Read the fine print of the data sheet. Quescent current on boost converters is often specified as an equivalent load on the output. So for 2.5v input and 3.3v output, 100uA at the battery matches up with the datasheet 70uA equivalent load side current.
You can also drop the quiescent current of the boost regulator if you select a regulator with a "burst mode" where it switches in bursts at low loads.
I also agree that by-pass (or a by-pass diode) is a useful feature. Lets you shut down almost everything in the circuit and just use a few micro-amps to keep the prop running. AFIK, you can switch between RCSLOW and RCFAST with no delay. Further since the propeller boots above 1.4v, that means it will run at RCFAST above 1.4v as well.
Marty
Option 1:
- Use (2 AA Batteries) and a boost circuit when you can run the Propeller and supporting circuits directly off the battery during sleep periods. Make sure the boost circuit defaults to on (enabled pull high) so the prop can boot as the EEPROM voltage requirements are higher than the Propeller.
Option 2:
- Use (3 AA Batteries or more) and a liner regulator if a stable 3.3v for all supporting circuits is a requirement at all times even during sleep.

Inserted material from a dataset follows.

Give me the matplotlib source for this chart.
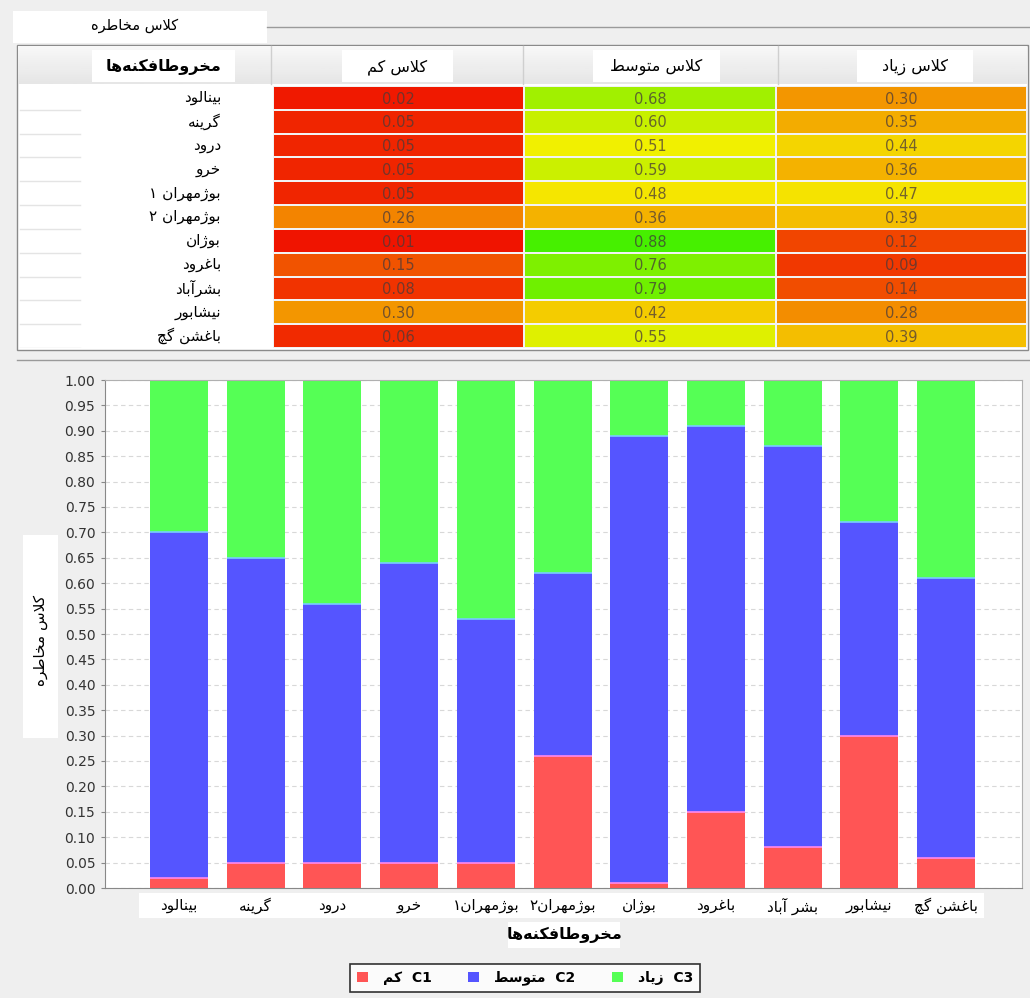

So my dilemma is I have to have at least 2.1v for the xBee that has to be powered 100% of the time. That means the circuit will stop working correctly down around 1.05v from each AA battery. Am I getting enough out of the AA batteries to make the voltage boost solution better than a 9v battery and my liner regulator?
Thanks!
Tony, I have been reading through TI TPS61291 spec sheet and in every reference design they show the battery directly connected to the Vin pin of the TPS61291 (no polarity reversal protection). Does the TPS61291 have polarity reversal built in? I can't find that it says that but the examples sure imply that it does. This chip looks perfect for what I need. Thanks.
They say to avoid pull-up in bypass/enable as even with a 1M it wastes 1.8uA, so look for a eeprom that works at 1.4V
http://www.ti.com/lit/ug/slvua29/slvua29.pdf
I think for this project I will still go with the 1M pull up as 1.8uA isn't going to kill me and I have other components besides the eeProm that need 3+v during boot. Once booted and the Prop completes IPL I will then put everything to sleep and pull the enable pin low putting the voltage boost into bypass mode.